I have thought about that. I'm not lazy. At all. I do things as soon as they need to be done. I'm up before 12PM every day. I clean after myself. I go to lectures. Sorry but I know for a fact I am not lazy. The only thing I can see that she has probably thought about, is that I'm being blunt. Because I've had enough of her, and I have been kind and sensitive, and she still ignores me. I be blunt, she still ignores me. I could do anything and I feel she would still ignore me.
If she won't talk or listen you can write her a letter. Tell her things need to change or you will be moving out. Who knows, maybe she is trying to get you to move. But you are giving her a chance to change. If she doesn't than it's on her and you need not feel guilty. Frankly with someone that rude I wouldn't have stayed longer than a week. What they need is a roomie swap and put like people together. That way they can bug each other. By the way, doesn't anyone else complain about the noise of loud music?
THE ONLY PERSON YOU CAN CONTROL/CHANGE IS YOURSELF.
Don't feel guilty that she's such a heinous bitch that she drove you away. You need to do what is best for you, and fuck her. Boo-hoo, she doesn't like that you go to the library to get away from her, she can fucking deal. It sounds like you don't want anything to do with her anyway, so what do you care what she thinks?
Stop taking responsibility for her issues and focus on what you need to do to get your life where you want it. You are paying to go to university for your education, not to be her friend, so do what you need to do to get the most out of it.
I know, but it's just the horrible feelings >_< I guess I just need to stop being a doormat and put myself first. I only care what she thinks because she's a very big hypochondriact and so I fear what she might say and then I'm cornered by her parents and friends.
I fell out with my first flatmate over (in hindsight) silly things and we were both (in hindsight) fairly silly about the whole business.
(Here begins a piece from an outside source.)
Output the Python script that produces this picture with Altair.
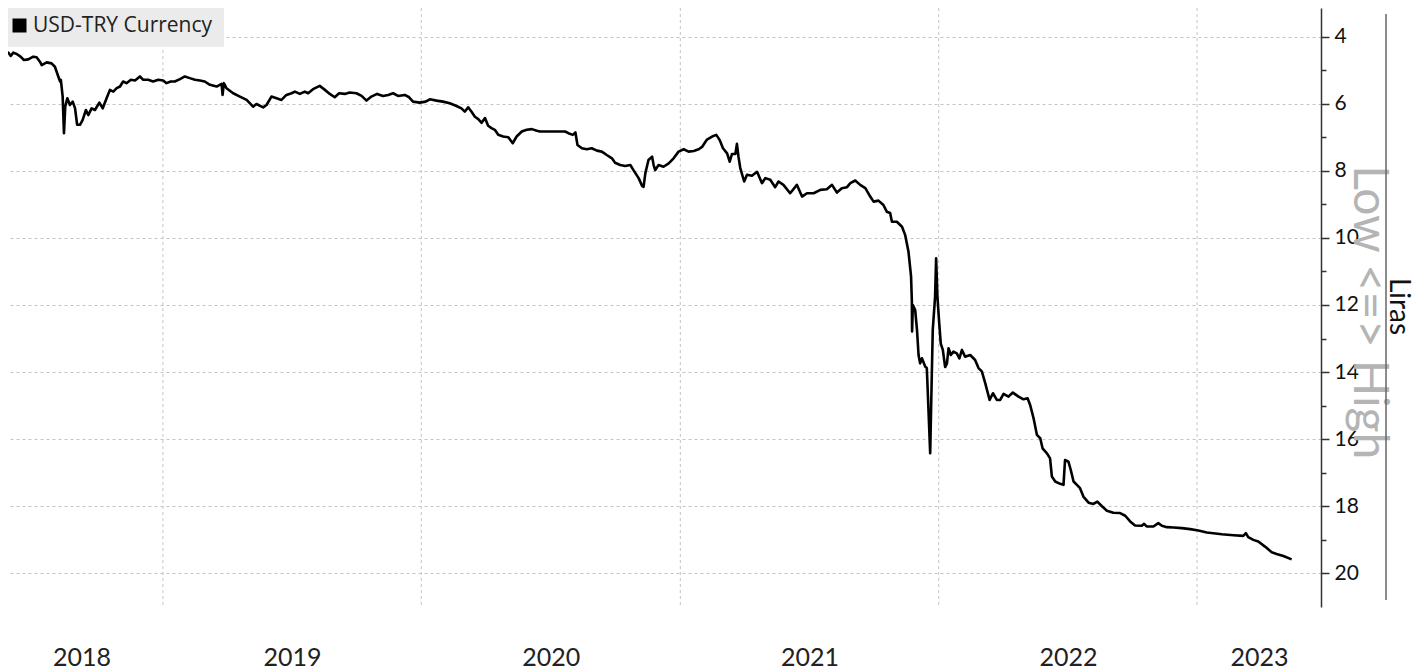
import altair as alt
import pandas as pd

# ---- data (decimal year, USD-TRY level) ----
dec_years = [
    2018.369, 2018.385, 2018.402, 2018.411, 2018.421, 2018.434, 2018.449, 2018.462, 2018.479, 2018.498,
    2018.511, 2018.524, 2018.531, 2018.550, 2018.569, 2018.582, 2018.595, 2018.602, 2018.605, 2018.612,
    2018.617, 2018.622, 2018.630, 2018.640, 2018.651, 2018.660, 2018.668, 2018.679, 2018.689, 2018.702,
    2018.711, 2018.724, 2018.737, 2018.754, 2018.767, 2018.782, 2018.795, 2018.808, 2018.821, 2018.834,
    2018.846, 2018.859, 2018.876, 2018.892, 2018.911, 2018.924, 2018.943, 2018.962, 2018.982, 2019.001,
    2019.014, 2019.030, 2019.046, 2019.066, 2019.085, 2019.104, 2019.124, 2019.143, 2019.162, 2019.182,
    2019.208, 2019.227, 2019.231, 2019.236, 2019.246, 2019.272, 2019.298, 2019.324, 2019.349, 2019.362,
    2019.388, 2019.401, 2019.420, 2019.440, 2019.459, 2019.478, 2019.498, 2019.511, 2019.530, 2019.549,
    2019.562, 2019.581, 2019.607, 2019.627, 2019.646, 2019.665, 2019.682, 2019.704, 2019.723, 2019.749,
    2019.769, 2019.788, 2019.807, 2019.829, 2019.852, 2019.872, 2019.891, 2019.910, 2019.936, 2019.953,
    2019.968, 2019.994, 2020.017, 2020.033, 2020.059, 2020.084, 2020.110, 2020.136, 2020.155, 2020.168,
    2020.181, 2020.194, 2020.207, 2020.220, 2020.233, 2020.246, 2020.258, 2020.271, 2020.284, 2020.297,
    2020.316, 2020.336, 2020.353, 2020.368, 2020.388, 2020.407, 2020.427, 2020.446, 2020.458, 2020.555,
    2020.568, 2020.585, 2020.595, 2020.603, 2020.620, 2020.639, 2020.658, 2020.678, 2020.697, 2020.716,
    2020.736, 2020.748, 2020.768, 2020.787, 2020.807, 2020.819, 2020.839, 2020.852, 2020.858, 2020.865,
    2020.877, 2020.891, 2020.897, 2020.903, 2020.916, 2020.935, 2020.955, 2020.974, 2020.993, 2021.013,
    2021.032, 2021.052, 2021.071, 2021.084, 2021.103, 2021.123, 2021.139, 2021.152, 2021.165, 2021.181,
    2021.191, 2021.200, 2021.213, 2021.219, 2021.225, 2021.232, 2021.247, 2021.258, 2021.277, 2021.297,
    2021.316, 2021.329, 2021.348, 2021.367, 2021.380, 2021.399, 2021.425, 2021.451, 2021.471, 2021.490,
    2021.516, 2021.542, 2021.567, 2021.587, 2021.606, 2021.625, 2021.645, 2021.658, 2021.677, 2021.696,
    2021.716, 2021.735, 2021.748, 2021.767, 2021.786, 2021.799, 2021.812, 2021.819, 2021.838, 2021.858,
    2021.870, 2021.883, 2021.893, 2021.896, 2021.897, 2021.900, 2021.909, 2021.916, 2021.922, 2021.928,
    2021.935, 2021.948, 2021.954, 2021.967, 2021.971, 2021.977, 2021.986, 2021.990, 2021.995, 2022.002,
    2022.008, 2022.016, 2022.025, 2022.032, 2022.038, 2022.047, 2022.057, 2022.070, 2022.080, 2022.090,
    2022.102, 2022.122, 2022.141, 2022.154, 2022.167, 2022.180, 2022.197, 2022.210, 2022.225, 2022.238,
    2022.251, 2022.270, 2022.287, 2022.309, 2022.328, 2022.344, 2022.354, 2022.367, 2022.380, 2022.393,
    2022.402, 2022.419, 2022.431, 2022.438, 2022.451, 2022.470, 2022.483, 2022.489, 2022.502, 2022.511,
    2022.522, 2022.535, 2022.547, 2022.560, 2022.580, 2022.599, 2022.614, 2022.631, 2022.651, 2022.676,
    2022.702, 2022.722, 2022.741, 2022.760, 2022.786, 2022.795, 2022.805, 2022.831, 2022.850, 2022.864,
    2022.883, 2022.909, 2022.941, 2022.973, 2023.005, 2023.038, 2023.063, 2023.096, 2023.141, 2023.179,
    2023.189, 2023.198, 2023.218, 2023.237, 2023.263, 2023.289, 2023.308, 2023.334, 2023.366,
]

usd_try = [
    4.42, 4.55, 4.48, 4.58, 4.48, 4.52, 4.60, 4.70, 4.68, 4.60,
    4.62, 4.75, 4.85, 4.77, 4.80, 4.90, 5.19, 5.34, 5.29, 5.79,
    6.88, 6.09, 5.84, 6.04, 5.94, 6.14, 6.63, 6.63, 6.49, 6.19,
    6.34, 6.14, 6.19, 5.97, 6.14, 5.84, 5.59, 5.64, 5.54, 5.49,
    5.34, 5.39, 5.29, 5.31, 5.19, 5.29, 5.29, 5.34, 5.29, 5.31,
    5.39, 5.34, 5.34, 5.27, 5.19, 5.24, 5.29, 5.31, 5.34, 5.44,
    5.49, 5.41, 5.74, 5.39, 5.54, 5.69, 5.79, 5.89, 6.09, 6.01,
    6.11, 6.04, 5.79, 5.84, 5.89, 5.74, 5.69, 5.64, 5.71, 5.64,
    5.69, 5.57, 5.47, 5.59, 5.71, 5.81, 5.69, 5.71, 5.67, 5.69,
    5.77, 5.91, 5.79, 5.71, 5.77, 5.74, 5.69, 5.77, 5.74, 5.81,
    5.94, 5.97, 5.94, 5.87, 5.91, 5.94, 5.99, 6.07, 6.14, 6.24,
    6.11, 6.24, 6.39, 6.46, 6.57, 6.43, 6.66, 6.73, 6.78, 6.93,
    6.98, 7.00, 7.18, 6.98, 6.83, 6.78, 6.76, 6.81, 6.83, 6.83,
    6.88, 6.93, 6.86, 7.23, 7.33, 7.36, 7.33, 7.40, 7.43, 7.53,
    7.63, 7.76, 7.83, 7.86, 7.83, 7.98, 8.22, 8.45, 8.48, 8.07,
    7.68, 7.58, 7.83, 7.98, 7.83, 7.88, 7.78, 7.63, 7.43, 7.36,
    7.43, 7.41, 7.36, 7.29, 7.07, 6.98, 6.93, 7.08, 7.33, 7.48,
    7.73, 7.50, 7.50, 7.20, 7.58, 7.92, 8.32, 8.12, 8.15, 8.03,
    8.37, 8.22, 8.27, 8.49, 8.32, 8.42, 8.67, 8.42, 8.77, 8.67,
    8.67, 8.57, 8.55, 8.42, 8.65, 8.52, 8.49, 8.37, 8.29, 8.42,
    8.52, 8.77, 8.92, 8.89, 9.02, 9.22, 9.26, 9.52, 9.52, 9.67,
    9.91, 10.41, 11.15, 11.85, 12.79, 12.00, 12.15, 12.74, 13.49, 13.74,
    13.59, 13.84, 13.88, 16.42, 14.93, 12.74, 11.75, 10.61, 11.75, 12.54,
    13.15, 13.34, 13.85, 13.74, 13.29, 13.49, 13.39, 13.44, 13.59, 13.34,
    13.54, 13.49, 13.64, 13.88, 13.98, 14.33, 14.83, 14.63, 14.83, 14.83,
    14.65, 14.73, 14.61, 14.73, 14.81, 14.78, 14.98, 15.37, 15.87, 15.97,
    16.27, 16.42, 16.57, 17.11, 17.26, 17.33, 17.36, 16.62, 16.67, 16.91,
    17.26, 17.36, 17.46, 17.71, 17.89, 17.93, 17.86, 17.99, 18.13, 18.19,
    18.20, 18.28, 18.45, 18.57, 18.58, 18.52, 18.60, 18.60, 18.50, 18.58,
    18.62, 18.63, 18.65, 18.68, 18.72, 18.78, 18.80, 18.83, 18.86, 18.88,
    18.80, 18.92, 19.00, 19.05, 19.20, 19.37, 19.42, 19.48, 19.58,
]

series_name = "USD-TRY Currency"
year_labels = [2018, 2019, 2020, 2021, 2022, 2023]
year_starts = [2019, 2020, 2021, 2022, 2023]
y_ticks = list(range(4, 21))
x_domain_years = [2018.4004, 2023.4797]
y_domain = [3.15, 21.0]
side_note = "Low <=> High"
y_title = "Liras"


def to_ts(t):
    y = int(t)
    s = pd.Timestamp(year=y, month=1, day=1)
    e = pd.Timestamp(year=y + 1, month=1, day=1)
    return s + (e - s) * (t - y)


def iso(ts):
    return ts.strftime("%Y-%m-%dT%H:%M:%SZ")


def ms(ts):
    return int(ts.value // 10**6)


df = pd.DataFrame({
    "date": [iso(to_ts(t)) for t in dec_years],
    "value": usd_try,
    "series": series_name,
})

# year labels centred on the visible part of each year
label_ms = []
for yr in year_labels:
    a = max(dec_years[0], yr)
    b = min(x_domain_years[1], yr + 1)
    label_ms.append(ms(to_ts((a + b) / 2)))

W, H = 1313, 599
FONT = "Lato"

x_scale = alt.Scale(type="utc",
                    domain=[ms(to_ts(x_domain_years[0])), ms(to_ts(x_domain_years[1]))],
                    nice=False)
y_scale = alt.Scale(domain=y_domain, reverse=True, nice=False, zero=False)

even = "datum.value % 2 === 0"

line = alt.Chart(df).mark_line(strokeWidth=2.6, clip=True, strokeJoin="round").encode(
    x=alt.X("date:T", scale=x_scale,
            axis=alt.Axis(values=label_ms, labelExpr="utcFormat(datum.value, '%Y')",
                          ticks=False, domain=False, grid=False, labelPadding=38,
                          labelFontSize=25, labelFont=FONT, labelColor="#222",
                          labelFontWeight="normal", title=None,
                          labelFlush=False, labelOverlap=False)),
    y=alt.Y("value:Q", scale=y_scale,
            axis=alt.Axis(orient="right", values=y_ticks,
                          labelExpr=even + " ? datum.label : ''",
                          labelFontSize=21, labelFont=FONT, labelColor="#111",
                          labelPadding=5, labelBaseline="middle",
                          tickSize={"condition": {"test": even, "value": 8}, "value": 5},
                          tickColor="#333", tickWidth=1.5,
                          domainColor="#333", domainWidth=1.5,
                          grid=True, gridColor="#c4c4c4", gridDash=[3, 3], gridWidth=1,
                          gridOpacity={"condition": {"test": even, "value": 1}, "value": 0},
                          title=y_title, titleFont=FONT, titleFontSize=28,
                          titleFontWeight="normal", titleColor="#111",
                          titleAngle=90, titleX=76, titleY=298,
                          titleAlign="center", titleBaseline="middle")),
    color=alt.Color("series:N",
                    scale=alt.Scale(domain=[series_name], range=["black"]),
                    legend=alt.Legend(title=None, orient="none", legendX=-10, legendY=-4,
                                      padding=11, fillColor="#ebebeb", symbolType="square",
                                      symbolSize=196, symbolFillColor="black",
                                      symbolStrokeColor="black", symbolStrokeWidth=0,
                                      labelFontSize=21, labelFont="Open Sans",
                                      labelColor="#222", labelOffset=3, labelLimit=0)),
)

vgrid = alt.Chart(pd.DataFrame({"date": [iso(to_ts(y)) for y in year_starts]})).mark_rule(
    color="#c4c4c4", strokeDash=[3, 3], strokeWidth=1
).encode(x=alt.X("date:T", scale=x_scale))

anno_df = pd.DataFrame({"t": [side_note]})
note = alt.Chart(anno_df).mark_text(
    angle=90, font=FONT, fontSize=48, color="#b4b4b4", align="center", baseline="middle"
).encode(x=alt.value(W + 47), y=alt.value(H * 0.508), text="t:N")

sep = alt.Chart(anno_df).mark_rule(color="#666", strokeWidth=1.5).encode(
    x=alt.value(W + 65), y=alt.value(6), y2=alt.value(592)
)

chart = alt.layer(vgrid, note, line, sep).properties(
    width=W, height=H,
    autosize=alt.AutoSizeParams(type="none"),
    padding={"left": 0, "top": 0, "right": 91, "bottom": 62},
    background="white",
).configure_view(stroke=None)

chart.save("out.html", embed_options={"renderer": "svg", "actions": False})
We basically split the flat in half and stayed to our own halves. I had the toilet in my half. My flatmate was attempting to dispose of bodily waste without access to the toilet. This state of affairs carried on for some months with both of us trying to ignore the various problems it was causing. But by then the bodily waste thing had gotten way out of control.
Obviously it didn't work. In hindsight I'm sure we could have found a way to talk to each other and compromise and it would all have been much easier.
I'm not telling you what to do. Just think about what is the sensible thing to do and think how silly you will feel in several years time if you don't do the sensible thing.
I don't feel like I'm being petty, I feel like I'm showing her what she's doing to me. Not all the time because I chicken out but something as simple as noise control. She blasts the TV and her music until silly hours, yet she knows she plays it loud, I ask her to turn it down, she does by 1 bar... so I left the tv on loud in the morning, whilst she was sleeping (we had to be up for a lecture anyway) and she came in and moaned at me, so I said "that's how it is for me. It's really loud and my room is closer" but she still didn't click and on the same night, blasted music until 2am :/ doesn't really make sense, she doesn't listen or understand that she's making any problem.
I don't think I'd feel silly in the future about the way she treats me, but I might do about how I've handeled it... still being walked over and not standing up for myself enough.